=== EXERCISE DESCRIPTION ===
Extract only the first line of the listing and every line after it up to and including the one with "53.6, 19.9, 10.6];". Omit the pictures.

=== INFORMATION SHOWN ===
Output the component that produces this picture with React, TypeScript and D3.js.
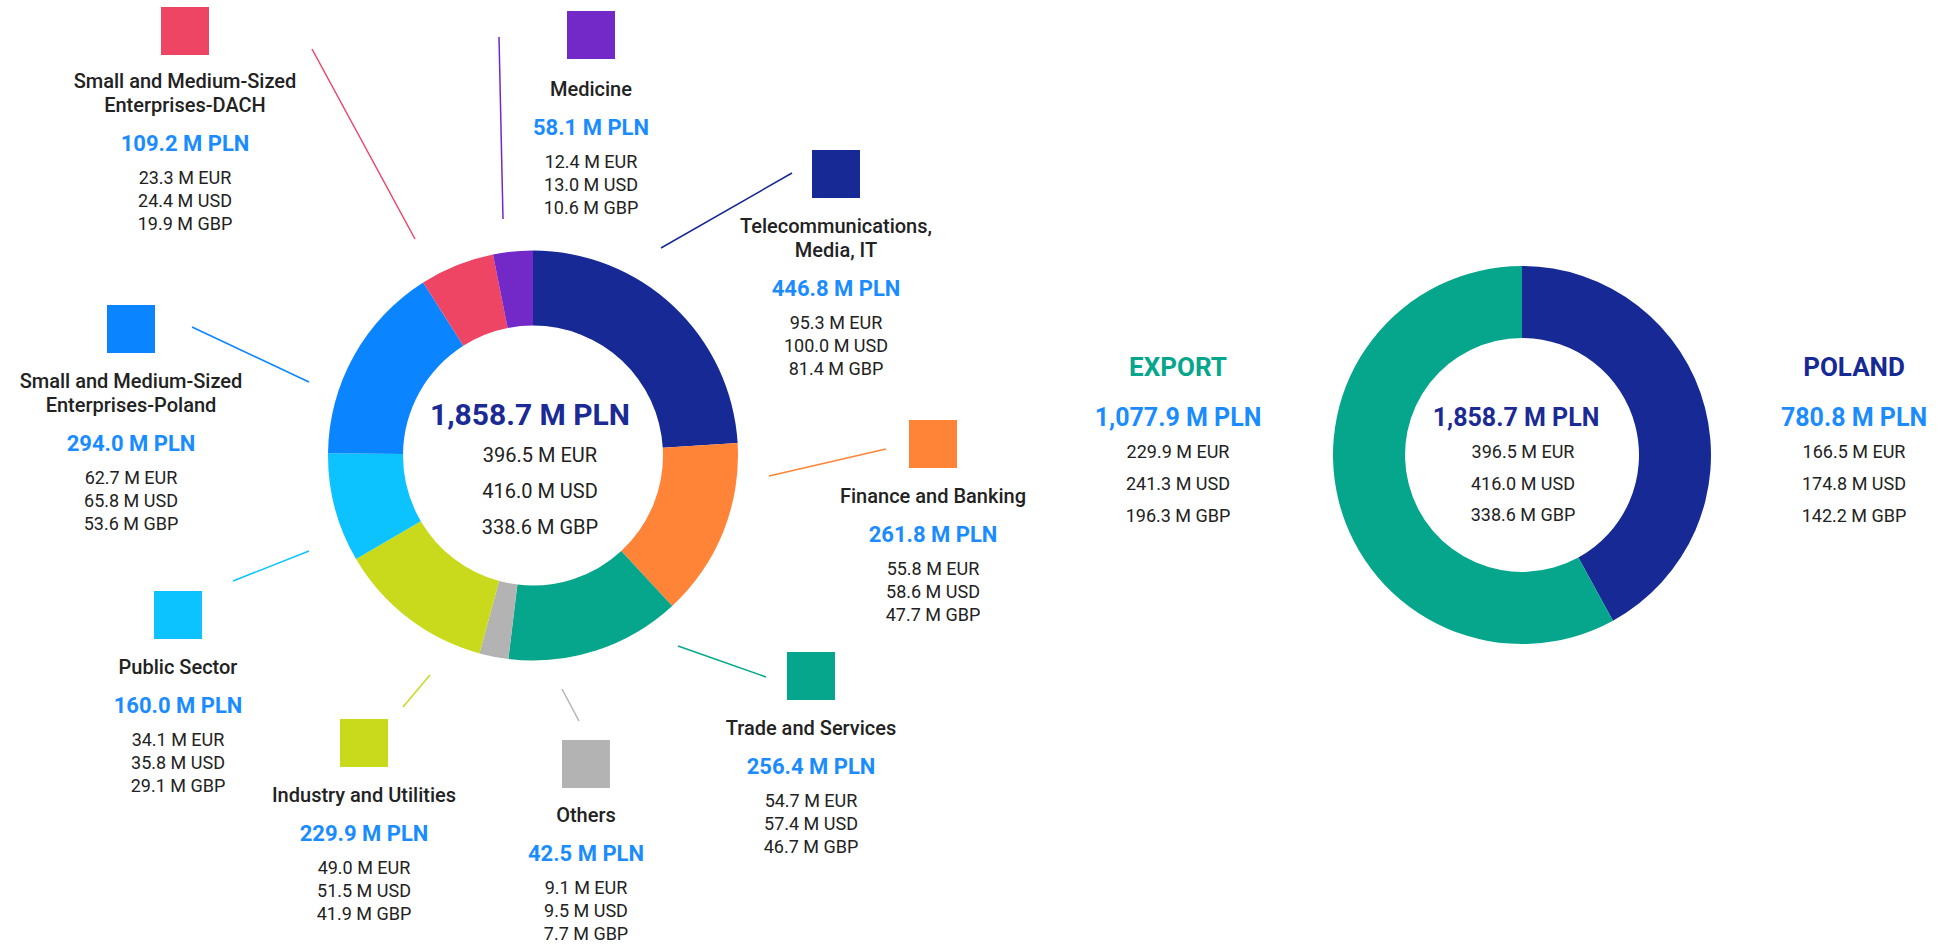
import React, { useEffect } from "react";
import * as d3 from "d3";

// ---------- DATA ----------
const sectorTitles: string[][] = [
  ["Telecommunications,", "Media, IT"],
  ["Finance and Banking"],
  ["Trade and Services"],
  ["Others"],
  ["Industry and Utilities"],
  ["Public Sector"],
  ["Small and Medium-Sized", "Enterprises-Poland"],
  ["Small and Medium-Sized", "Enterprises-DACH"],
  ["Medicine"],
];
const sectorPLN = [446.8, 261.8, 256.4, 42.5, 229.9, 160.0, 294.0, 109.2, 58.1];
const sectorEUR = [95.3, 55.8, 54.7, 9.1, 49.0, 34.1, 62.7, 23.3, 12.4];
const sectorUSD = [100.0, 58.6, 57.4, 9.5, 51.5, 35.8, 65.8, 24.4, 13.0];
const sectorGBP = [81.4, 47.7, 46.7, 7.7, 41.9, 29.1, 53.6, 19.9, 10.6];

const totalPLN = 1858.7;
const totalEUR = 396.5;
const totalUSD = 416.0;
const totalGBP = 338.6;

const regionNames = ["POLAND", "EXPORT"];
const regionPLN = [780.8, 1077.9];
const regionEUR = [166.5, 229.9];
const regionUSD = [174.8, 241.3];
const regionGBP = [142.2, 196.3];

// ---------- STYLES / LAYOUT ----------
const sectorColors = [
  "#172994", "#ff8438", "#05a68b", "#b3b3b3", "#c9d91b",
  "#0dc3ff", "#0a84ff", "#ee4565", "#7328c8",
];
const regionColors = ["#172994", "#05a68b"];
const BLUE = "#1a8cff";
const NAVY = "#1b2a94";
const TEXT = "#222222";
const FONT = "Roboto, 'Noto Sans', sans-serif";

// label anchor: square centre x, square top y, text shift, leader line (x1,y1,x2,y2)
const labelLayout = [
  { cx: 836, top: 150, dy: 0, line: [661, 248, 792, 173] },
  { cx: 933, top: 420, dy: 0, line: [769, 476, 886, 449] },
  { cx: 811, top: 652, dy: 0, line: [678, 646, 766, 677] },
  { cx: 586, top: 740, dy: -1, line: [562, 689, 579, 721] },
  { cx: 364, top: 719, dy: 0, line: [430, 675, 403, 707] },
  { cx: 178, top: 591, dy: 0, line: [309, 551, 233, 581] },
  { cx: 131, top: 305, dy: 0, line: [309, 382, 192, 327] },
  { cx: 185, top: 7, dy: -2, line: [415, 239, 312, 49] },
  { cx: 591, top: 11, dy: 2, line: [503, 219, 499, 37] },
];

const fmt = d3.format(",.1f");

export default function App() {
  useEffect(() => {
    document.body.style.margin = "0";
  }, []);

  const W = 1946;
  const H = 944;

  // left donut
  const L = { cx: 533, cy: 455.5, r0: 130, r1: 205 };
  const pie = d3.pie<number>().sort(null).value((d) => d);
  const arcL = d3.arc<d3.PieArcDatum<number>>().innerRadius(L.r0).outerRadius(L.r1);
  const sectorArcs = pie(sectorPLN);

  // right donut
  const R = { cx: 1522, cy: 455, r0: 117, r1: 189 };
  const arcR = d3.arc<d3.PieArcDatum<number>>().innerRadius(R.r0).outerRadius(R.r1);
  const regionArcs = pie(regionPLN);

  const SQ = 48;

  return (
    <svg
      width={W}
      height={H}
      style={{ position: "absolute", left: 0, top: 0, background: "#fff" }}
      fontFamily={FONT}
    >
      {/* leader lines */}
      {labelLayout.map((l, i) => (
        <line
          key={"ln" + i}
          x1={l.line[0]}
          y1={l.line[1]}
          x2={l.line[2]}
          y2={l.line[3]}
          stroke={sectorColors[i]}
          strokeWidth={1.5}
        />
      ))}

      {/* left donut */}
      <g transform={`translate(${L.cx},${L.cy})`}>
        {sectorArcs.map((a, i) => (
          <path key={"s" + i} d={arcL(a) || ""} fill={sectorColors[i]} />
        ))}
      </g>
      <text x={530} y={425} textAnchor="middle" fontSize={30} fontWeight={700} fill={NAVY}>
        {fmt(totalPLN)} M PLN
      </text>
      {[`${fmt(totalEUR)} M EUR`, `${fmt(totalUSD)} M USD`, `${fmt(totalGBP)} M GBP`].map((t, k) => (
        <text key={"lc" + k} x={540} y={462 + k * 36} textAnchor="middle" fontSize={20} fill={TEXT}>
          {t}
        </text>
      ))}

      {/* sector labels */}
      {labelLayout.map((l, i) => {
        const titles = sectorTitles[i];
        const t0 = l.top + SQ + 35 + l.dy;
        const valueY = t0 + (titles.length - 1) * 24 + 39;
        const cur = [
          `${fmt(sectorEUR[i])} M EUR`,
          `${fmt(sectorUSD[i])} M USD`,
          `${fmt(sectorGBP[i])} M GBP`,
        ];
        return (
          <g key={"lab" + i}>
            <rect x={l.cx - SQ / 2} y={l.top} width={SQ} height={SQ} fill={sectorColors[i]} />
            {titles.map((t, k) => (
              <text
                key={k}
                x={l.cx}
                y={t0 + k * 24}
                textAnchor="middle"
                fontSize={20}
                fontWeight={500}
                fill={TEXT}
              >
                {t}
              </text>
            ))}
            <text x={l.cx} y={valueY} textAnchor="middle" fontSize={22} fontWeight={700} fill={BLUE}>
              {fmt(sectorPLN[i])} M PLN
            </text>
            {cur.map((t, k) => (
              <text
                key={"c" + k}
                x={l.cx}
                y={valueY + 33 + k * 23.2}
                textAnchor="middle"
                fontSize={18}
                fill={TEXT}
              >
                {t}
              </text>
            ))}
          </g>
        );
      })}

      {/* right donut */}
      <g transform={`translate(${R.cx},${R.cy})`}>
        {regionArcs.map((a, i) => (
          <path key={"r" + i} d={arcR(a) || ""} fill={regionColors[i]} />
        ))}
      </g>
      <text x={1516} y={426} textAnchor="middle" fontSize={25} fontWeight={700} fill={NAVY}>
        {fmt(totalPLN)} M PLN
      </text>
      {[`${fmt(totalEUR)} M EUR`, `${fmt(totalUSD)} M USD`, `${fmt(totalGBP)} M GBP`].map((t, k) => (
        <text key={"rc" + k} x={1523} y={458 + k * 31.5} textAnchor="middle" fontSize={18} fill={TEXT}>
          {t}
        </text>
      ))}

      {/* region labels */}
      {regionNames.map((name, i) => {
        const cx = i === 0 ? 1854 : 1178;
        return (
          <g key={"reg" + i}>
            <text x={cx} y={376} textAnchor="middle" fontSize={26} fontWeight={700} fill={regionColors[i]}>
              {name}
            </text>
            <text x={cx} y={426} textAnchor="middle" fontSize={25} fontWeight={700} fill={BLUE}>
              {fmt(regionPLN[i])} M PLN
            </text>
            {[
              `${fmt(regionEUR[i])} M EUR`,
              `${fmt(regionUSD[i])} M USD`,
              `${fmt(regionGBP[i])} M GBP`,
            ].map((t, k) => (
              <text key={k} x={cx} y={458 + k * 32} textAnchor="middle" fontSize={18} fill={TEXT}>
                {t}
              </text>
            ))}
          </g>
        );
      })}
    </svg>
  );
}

=== CORRECT RESULT ===
Output the component that produces this picture with React, TypeScript and D3.js.
import React, { useEffect } from "react";
import * as d3 from "d3";

// ---------- DATA ----------
const sectorTitles: string[][] = [
  ["Telecommunications,", "Media, IT"],
  ["Finance and Banking"],
  ["Trade and Services"],
  ["Others"],
  ["Industry and Utilities"],
  ["Public Sector"],
  ["Small and Medium-Sized", "Enterprises-Poland"],
  ["Small and Medium-Sized", "Enterprises-DACH"],
  ["Medicine"],
];
const sectorPLN = [446.8, 261.8, 256.4, 42.5, 229.9, 160.0, 294.0, 109.2, 58.1];
const sectorEUR = [95.3, 55.8, 54.7, 9.1, 49.0, 34.1, 62.7, 23.3, 12.4];
const sectorUSD = [100.0, 58.6, 57.4, 9.5, 51.5, 35.8, 65.8, 24.4, 13.0];
const sectorGBP = [81.4, 47.7, 46.7, 7.7, 41.9, 29.1, 53.6, 19.9, 10.6];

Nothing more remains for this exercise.